My husband and I sometimes argue. There, I said it. We argue sometimes. Sometimes loudly.
These aren’t marriage-ending, plate-throwing, divorce lawyer-calling arguments. Mostly, they’re just really stupid — the most recent being about whether we should watch “Vikings” or “Vanity Fair.”
I fuss at him for getting into vicious, profane arguments with the navigation system in our Jeep, and he fusses at me for being unable to ignore a text. He hates the way I load the dishwasher and I have never seen anyone wreck a kitchen, while cooking, in the particular, spectacular way he does.
I used to worry when I heard couples say they never argued, never even got a little annoyed with each other. Was something wrong with us? Had an unfailing wedded bliss that others enjoyed evaded us?

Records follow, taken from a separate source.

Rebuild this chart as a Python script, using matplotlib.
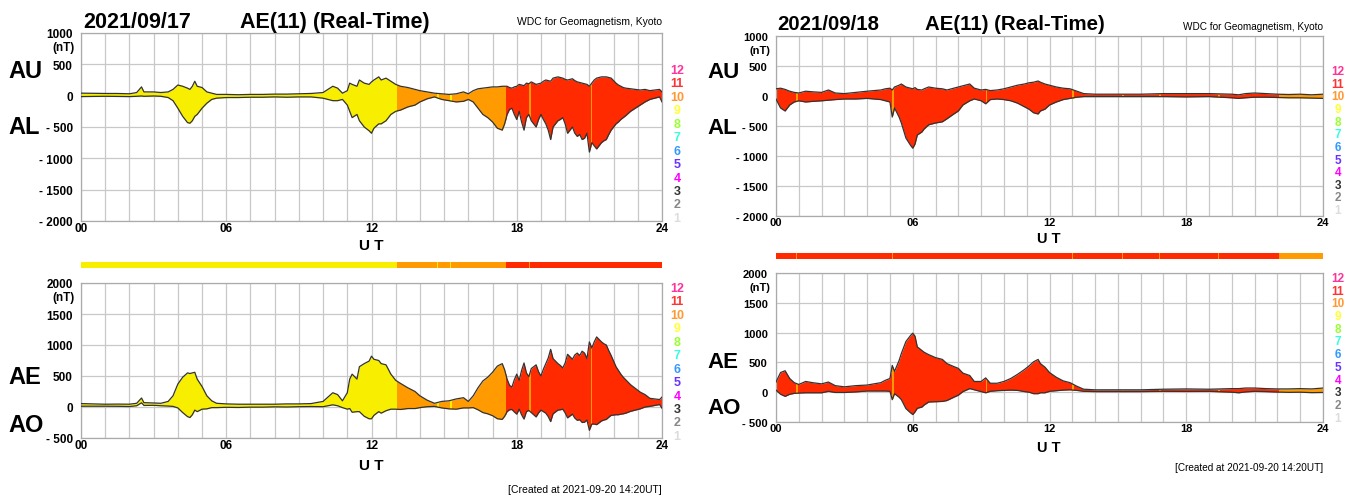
import numpy as np
import matplotlib
matplotlib.use("Agg")
import matplotlib.pyplot as plt
from matplotlib.patches import Rectangle

plt.rcParams['font.family'] = ['Liberation Sans', 'DejaVu Sans']

W, H = 1356, 502

# ---------------- data: 2021/09/17 ----------------
d1_t = [0.0, 0.5, 1.0, 1.5, 2.0, 2.3, 2.5, 2.6, 3.0, 3.3, 3.6, 3.8, 4.0, 4.2, 4.4, 4.5,
        4.6, 4.7, 4.8, 5.0, 5.2, 5.4, 5.6, 6.0, 6.5, 7.0, 7.5, 8.0, 8.5, 9.0, 9.5, 10.0,
        10.2, 10.4, 10.6, 10.8, 11.0, 11.1, 11.2, 11.4, 11.5, 11.7, 11.9, 12.0, 12.1, 12.3,
        12.4, 12.6, 12.8, 13.0, 13.2, 13.5, 13.8, 14.0, 14.3, 14.6, 14.9, 15.2, 15.5, 15.8,
        16.0, 16.2, 16.4, 16.6, 16.8, 17.0, 17.2, 17.4,
        17.5, 17.6, 17.7, 17.8, 17.9, 18.0, 18.1, 18.2, 18.3, 18.4, 18.5, 18.6, 18.7, 18.8,
        18.9, 19.0, 19.1, 19.2, 19.3, 19.4, 19.5, 19.6, 19.7, 19.8, 19.9, 20.0, 20.1, 20.2,
        20.3, 20.4, 20.5, 20.6, 20.7, 20.8, 20.9, 21.0, 21.1, 21.2, 21.3, 21.4, 21.5, 21.6,
        21.7, 21.8, 21.9, 22.0, 22.1, 22.2, 22.3, 22.4, 22.5,
        22.7, 22.9, 23.1, 23.3, 23.5, 23.7, 23.9, 24.0]
d1_au = [40, 38, 35, 35, 30, 50, 140, 60, 60, 50, 60, 100, 170, 150, 120, 100,
         150, 230, 150, 130, 60, 40, 20, 20, 15, 20, 20, 25, 25, 30, 35, 50,
         100, 150, 120, 40, 80, 200, 180, 150, 250, 200, 180, 220, 250, 300,
         250, 280, 230, 180, 150, 130, 100, 80, 60, 40, 30, 20, 30, 60,
         30, 80, 110, 120, 130, 140, 140, 150,
         150, 150, 130, 120, 140, 150, 180, 170, 160, 200, 190, 220, 200, 180,
         190, 200, 230, 250, 240, 230, 280, 290, 300, 290, 280, 260, 250, 260,
         270, 240, 220, 210, 200, 190, 180, 150, 200, 250, 280, 290, 300, 300,
         300, 290, 280, 240, 200, 170, 150, 130, 120,
         110, 100, 90, 100, 80, 90, 100, 60]
d1_al = [-15, -12, -10, -12, -15, -10, -5, -10, -5, -10, -30, -80, -200, -330, -430, -440,
         -400, -330, -300, -200, -120, -60, -40, -30, -30, -25, -25, -20, -25, -20, -20, -40,
         -60, -80, -80, -60, -150, -250, -350, -300, -400, -500, -560, -600, -520, -450,
         -450, -400, -300, -250, -230, -180, -150, -100, -50, -20, -60, -80, -100, -90,
         -60, -100, -200, -300, -350, -420, -520, -550,
         -450, -300, -220, -200, -300, -380, -250, -420, -550, -350, -300, -400, -450, -500,
         -380, -300, -380, -450, -550, -700, -500, -450, -400, -380, -350, -450, -600, -550,
         -500, -600, -650, -620, -700, -680, -600, -900, -750, -800, -850, -800, -750, -720,
         -700, -620, -550, -500, -450, -420, -380, -350, -320,
         -250, -200, -150, -100, -60, -40, -20, -100]
# number of contributing stations: (start h, end h, count)
d1_stations = [(0.0, 13.05, 9), (13.05, 17.55, 10), (17.55, 24.0, 11),
               (14.7, 14.73, 9), (15.25, 15.28, 9), (18.5, 18.53, 10), (21.05, 21.08, 10)]

# ---------------- data: 2021/09/18 ----------------
d2_t = [0.0, 0.2, 0.4, 0.6, 0.8, 1.0, 1.3, 1.6, 2.0, 2.3, 2.6, 3.0, 3.5, 4.0, 4.3, 4.6,
        4.8, 5.0, 5.1, 5.2, 5.4, 5.5, 5.7, 5.9, 6.0, 6.1, 6.2, 6.4, 6.5, 6.7, 7.0, 7.3,
        7.5, 7.8, 8.0, 8.2, 8.5, 8.7, 9.0, 9.2, 9.4, 9.7, 10.0, 10.3, 10.6, 10.9, 11.1,
        11.3, 11.5, 11.6, 11.8, 12.0, 12.3, 12.6, 12.9, 13.2, 13.5, 14.0, 15.0, 16.0, 17.0,
        18.0, 19.0, 19.5, 20.0, 20.3, 20.6, 21.0, 21.5, 22.0, 22.5, 23.0, 23.5, 24.0]
d2_au = [120, 130, 110, 80, 60, 50, 80, 70, 60, 100, 50, 40, 60, 80, 90, 100,
         120, 130, 100, 150, 180, 200, 150, 130, 120, 140, 110, 100, 120, 150, 130, 120,
         100, 130, 150, 170, 200, 130, 100, 110, 90, 100, 120, 150, 180, 200, 220,
         230, 250, 230, 200, 180, 150, 130, 120, 80, 40, 30, 30, 30, 40,
         40, 40, 35, 30, 20, 40, 50, 40, 30, 25, 30, 20, 30]
d2_al = [-50, -200, -250, -150, -100, -80, -100, -90, -80, -70, -60, -50, -50, -40, -50, -60,
         -80, -100, -350, -200, -350, -450, -700, -820, -870, -800, -650, -600, -550, -480, -450, -430,
         -380, -300, -250, -150, -80, -50, -80, -130, -60, -50, -60, -80, -120, -180, -220,
         -280, -300, -250, -220, -150, -100, -60, -40, -20, -10, -10, -10, -10, -10,
         -15, -10, -20, -30, -40, -30, -20, -20, -25, -30, -30, -35, -40]
d2_stations = [(0.0, 22.05, 11), (22.05, 24.0, 10),
               (0.88, 0.91, 10), (5.1, 5.13, 10), (9.2, 9.23, 10), (13.0, 13.03, 10),
               (15.2, 15.23, 10), (16.8, 16.83, 10), (19.4, 19.43, 10)]

station_colors = {12: '#ff3399', 11: '#ff2a00', 10: '#ff9a00', 9: '#f7ee00', 8: '#99ee33',
                  7: '#33eedd', 6: '#3399ff', 5: '#5533ff', 4: '#ff00ff', 3: '#333333',
                  2: '#999999', 1: '#dddddd'}
count_label_colors = {12: '#ff3399', 11: '#ff3333', 10: '#ff9933', 9: '#ffff33', 8: '#99ff33',
                      7: '#33ffdd', 6: '#3399ff', 5: '#6633ff', 4: '#ff00ff', 3: '#333333',
                      2: '#888888', 1: '#dddddd'}


def frac_box(x0, y0, x1, y1):
    return [x0 / W, 1 - y1 / H, (x1 - x0) / W, (y1 - y0) / H]


def ftext(x, y, s, **kw):
    fig.text(x / W, 1 - y / H, s, **kw)


def panel(ax, t, upper, lower, stations, ylim, yticks, yticklabels, fs):
    t = np.asarray(t, float)
    upper = np.asarray(upper, float)
    lower = np.asarray(lower, float)
    for (t0, t1, n) in stations:
        poly = ax.fill_between(t, lower, upper, color=station_colors[n], lw=0, zorder=2)
        clip = Rectangle((t0, ylim[0] - 1000), t1 - t0, ylim[1] - ylim[0] + 2000,
                         transform=ax.transData)
        poly.set_clip_path(clip)
    ax.plot(t, upper, color='#333333', lw=0.9, zorder=3)
    ax.plot(t, lower, color='#333333', lw=0.9, zorder=3)
    ax.set_xlim(0, 24)
    ax.set_ylim(*ylim)
    ax.set_xticks(range(25))
    ax.set_xticklabels(['%02d' % h if h % 6 == 0 else '' for h in range(25)],
                       fontsize=fs, fontweight='bold')
    ax.set_yticks(yticks)
    ax.set_yticklabels(yticklabels, fontsize=fs, fontweight='bold')
    ax.tick_params(length=0, pad=1)
    ax.tick_params(axis='y', pad=6)
    ax.grid(True, color='#c8c8c8', lw=0.9)
    ax.set_axisbelow(True)
    for s in ax.spines.values():
        s.set_color('#aaaaaa')
        s.set_linewidth(0.9)


def station_bar(ax, stations):
    for (t0, t1, n) in stations:
        ax.axvspan(t0, t1, color=station_colors[n], lw=0)
    ax.set_xlim(0, 24)
    ax.set_ylim(0, 1)
    ax.set_xticks([])
    ax.set_yticks([])
    for s in ax.spines.values():
        s.set_visible(False)


def count_legend(x, y0, step, fs):
    for i, n in enumerate(range(12, 0, -1)):
        ftext(x, y0 + i * step, str(n), color=count_label_colors[n], fontsize=fs,
              fontweight='bold', ha='center', va='center')


fig = plt.figure(figsize=(W / 100, H / 100), dpi=100)

top_ticks = [1000, 500, 0, -500, -1000, -1500, -2000]
top_labels = ['1000', '500', '0', '- 500', '- 1000', '- 1500', '- 2000']
bot_ticks = [2000, 1500, 1000, 500, 0, -500]
bot_labels = ['2000', '1500', '1000', '500', '0', '- 500']

d1_ae = np.array(d1_au) - np.array(d1_al)
d1_ao = (np.array(d1_au) + np.array(d1_al)) / 2
d2_ae = np.array(d2_au) - np.array(d2_al)
d2_ao = (np.array(d2_au) + np.array(d2_al)) / 2

# ---- 2021/09/17 ----
ax1 = fig.add_axes(frac_box(81, 34, 662, 222))
panel(ax1, d1_t, d1_au, d1_al, d1_stations, (-2000, 1000), top_ticks, top_labels, 8.5)
bar1 = fig.add_axes(frac_box(81, 263, 662, 269))
station_bar(bar1, d1_stations)
ax2 = fig.add_axes(frac_box(81, 284, 662, 439))
panel(ax2, d1_t, d1_ae, d1_ao, d1_stations, (-500, 2000), bot_ticks, bot_labels, 8.5)

ftext(83, 28, '2021/09/17', fontsize=15.5, fontweight='bold', va='baseline')
ftext(240, 28, 'AE(11) (Real-Time)', fontsize=15.5, fontweight='bold', va='baseline')
ftext(662, 25, 'WDC for Geomagnetism, Kyoto', fontsize=7.5, ha='right', va='baseline')
ftext(75, 48, '(nT)', fontsize=8.5, fontweight='bold', ha='right', va='center')
ftext(75, 298, '(nT)', fontsize=8.5, fontweight='bold', ha='right', va='center')
ftext(8, 72, 'AU', fontsize=17, fontweight='bold', va='center')
ftext(8, 128, 'AL', fontsize=17, fontweight='bold', va='center')
ftext(8, 378, 'AE', fontsize=17, fontweight='bold', va='center')
ftext(8, 425, 'AO', fontsize=17, fontweight='bold', va='center')
ftext(371, 246, 'U T', fontsize=11, fontweight='bold', ha='center', va='center')
ftext(371, 466, 'U T', fontsize=11, fontweight='bold', ha='center', va='center')
count_legend(677, 71, 13.45, 9)
count_legend(677, 289, 13.45, 9)
ftext(662, 490, '[Created at 2021-09-20 14:20UT]', fontsize=7.5, ha='right', va='center')

# ---- 2021/09/18 ----
ax3 = fig.add_axes(frac_box(776, 37, 1323, 217))
panel(ax3, d2_t, d2_au, d2_al, d2_stations, (-2000, 1000), top_ticks, top_labels, 8)
bar2 = fig.add_axes(frac_box(776, 254, 1323, 260))
station_bar(bar2, d2_stations)
ax4 = fig.add_axes(frac_box(776, 274, 1323, 423))
panel(ax4, d2_t, d2_ae, d2_ao, d2_stations, (-500, 2000), bot_ticks, bot_labels, 8)

ftext(777, 30, '2021/09/18', fontsize=14.7, fontweight='bold', va='baseline')
ftext(925, 30, 'AE(11) (Real-Time)', fontsize=14.7, fontweight='bold', va='baseline')
ftext(1323, 30, 'WDC for Geomagnetism, Kyoto', fontsize=7.2, ha='right', va='baseline')
ftext(770, 51, '(nT)', fontsize=8, fontweight='bold', ha='right', va='center')
ftext(770, 288, '(nT)', fontsize=8, fontweight='bold', ha='right', va='center')
ftext(707, 73, 'AU', fontsize=16, fontweight='bold', va='center')
ftext(707, 128, 'AL', fontsize=16, fontweight='bold', va='center')
ftext(707, 363, 'AE', fontsize=16, fontweight='bold', va='center')
ftext(707, 408, 'AO', fontsize=16, fontweight='bold', va='center')
ftext(1049, 239, 'U T', fontsize=10.5, fontweight='bold', ha='center', va='center')
ftext(1049, 448, 'U T', fontsize=10.5, fontweight='bold', ha='center', va='center')
count_legend(1338, 72, 12.65, 8.5)
count_legend(1338, 279, 12.7, 8.5)
ftext(1323, 468, '[Created at 2021-09-20 14:20UT]', fontsize=7.2, ha='right', va='center')

fig.savefig('out.png', dpi=100)
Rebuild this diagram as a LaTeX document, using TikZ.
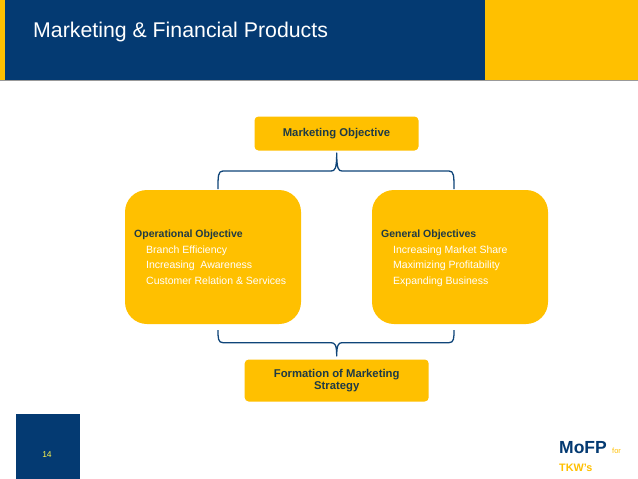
\documentclass[tikz,border=0pt]{standalone}
\usepackage{fontspec}
\setmainfont{Liberation Sans}
\definecolor{navy}{HTML}{043A72}
\definecolor{gold}{HTML}{FFC000}
\definecolor{ink}{HTML}{1F3A45}
\definecolor{brace}{HTML}{0F4579}
\tikzset{
  sbox/.style={fill=gold,rounded corners=4pt,inner sep=0pt,minimum height=#1},
  bigbox/.style={fill=gold,rounded corners=22pt,inner sep=0pt,minimum width=176pt,minimum height=134pt},
  boxtext/.style={font=\fontsize{10.5}{15.8}\selectfont,anchor=north west,inner sep=0pt,align=left},
  lead/.style={font=\bfseries\fontsize{11.3}{12.6}\selectfont,text=ink,align=center},
  bracket/.style={draw=brace,line width=1.3pt,line join=round}
}
\newcommand{\hd}[1]{\textcolor{ink}{\textbf{#1}}}
\begin{document}
\begin{tikzpicture}[x=1pt,y=-1pt]
\useasboundingbox (0,0) rectangle (638,479);
\fill[white] (0,0) rectangle (638,479);
% header
\fill[gold] (0,0) rectangle (638,80);
\fill[navy] (5,0) rectangle (485,80);
\fill[black!40] (0,80) rectangle (638,81);
\node[anchor=base west,inner sep=0pt,text=white,font=\fontsize{21.3}{24}\selectfont] (title) at (33,37.5) {Marketing \& Financial Products};
% boxes
\node[sbox=34pt,minimum width=164pt,lead] (mo) at (336.5,133.5) {Marketing Objective};
\node[bigbox] (op) at (213,257) {};
\node[bigbox] (ge) at (460,257) {};
\node[sbox=42pt,minimum width=184pt,lead] (fm) at (336.7,380.5) {Formation of Marketing\\Strategy};
\node[boxtext,text=white] (optext) at (134,229.5) {\hd{Operational Objective}\\
\hspace*{12pt}Branch Efficiency\\
\hspace*{12pt}Increasing\ \ Awareness\\
\hspace*{12pt}Customer Relation \& Services};
\node[boxtext,text=white] (getext) at (381,229.5) {\hd{General Objectives}\\
\hspace*{12pt}Increasing Market Share\\
\hspace*{12pt}Maximizing Profitability\\
\hspace*{12pt}Expanding Business};
% brackets
\coordinate (tl) at (218,189); \coordinate (tr) at (454,189);
\coordinate (tc) at (336.7,153);
\coordinate (bl) at (218,330); \coordinate (br) at (454,330);
\coordinate (bc) at (336.7,356);
\draw[bracket] (tl) .. controls (218,176) and (218,171) .. (223,171) -- (331,171)
  .. controls (335,171) and (336.7,169) .. (tc)
  .. controls (336.7,169) and (338.5,171) .. (342,171) -- (449,171)
  .. controls (454,171) and (454,176) .. (tr);
\draw[bracket] (bl) .. controls (218,338) and (218,342.7) .. (223,342.7) -- (331,342.7)
  .. controls (335,342.7) and (336.7,345) .. (bc)
  .. controls (336.7,345) and (338.5,342.7) .. (342,342.7) -- (449,342.7)
  .. controls (454,342.7) and (454,338) .. (br);
% footer
\fill[navy] (16,414) rectangle (80,479);
\node[font=\fontsize{8.5}{10}\selectfont,text=yellow!70!white] (pg) at (47,455) {14};
\node[anchor=base west,inner sep=0pt,font=\bfseries\fontsize{17.5}{18}\selectfont,text=navy] (mofp) at (559,453) {MoFP};
\node[anchor=base west,inner sep=0pt,font=\fontsize{7.5}{8}\selectfont,text=gold] (for) at (612,453) {for};
\node[anchor=base west,inner sep=0pt,font=\bfseries\fontsize{10.8}{11}\selectfont,text=gold] (tkw) at (559,471) {TKW's};
\end{tikzpicture}
\end{document}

But I felt better, a little relieved, after meeting the couples featured in this issue. They were honest and all agreed that enduring marriages and relationships are never easy and never without disagreements. A good marriage was a daily work in progress, with disagreements along the way, they said.
What really matters aren’t the fights, but that couples shared the same values and goals. And that they worked as a team to meet those goals, often through compromise.
As I wrote this, I had to think hard to remember what my husband and I argue about. But I could easily recall what mattered — that we laugh together way more than we disagree. How he makes up silly songs about our cats. How he has helped me shoulder the heavy weight of loss and grief in my life, making it a little easier to carry. And the way, every Sunday for years, he drove 90 minutes to northwest Houston to escort my father and me to breakfast, never complaining.
In April, we’ll be married 23 years. I wouldn’t change anything, except maybe, sometimes, the channel.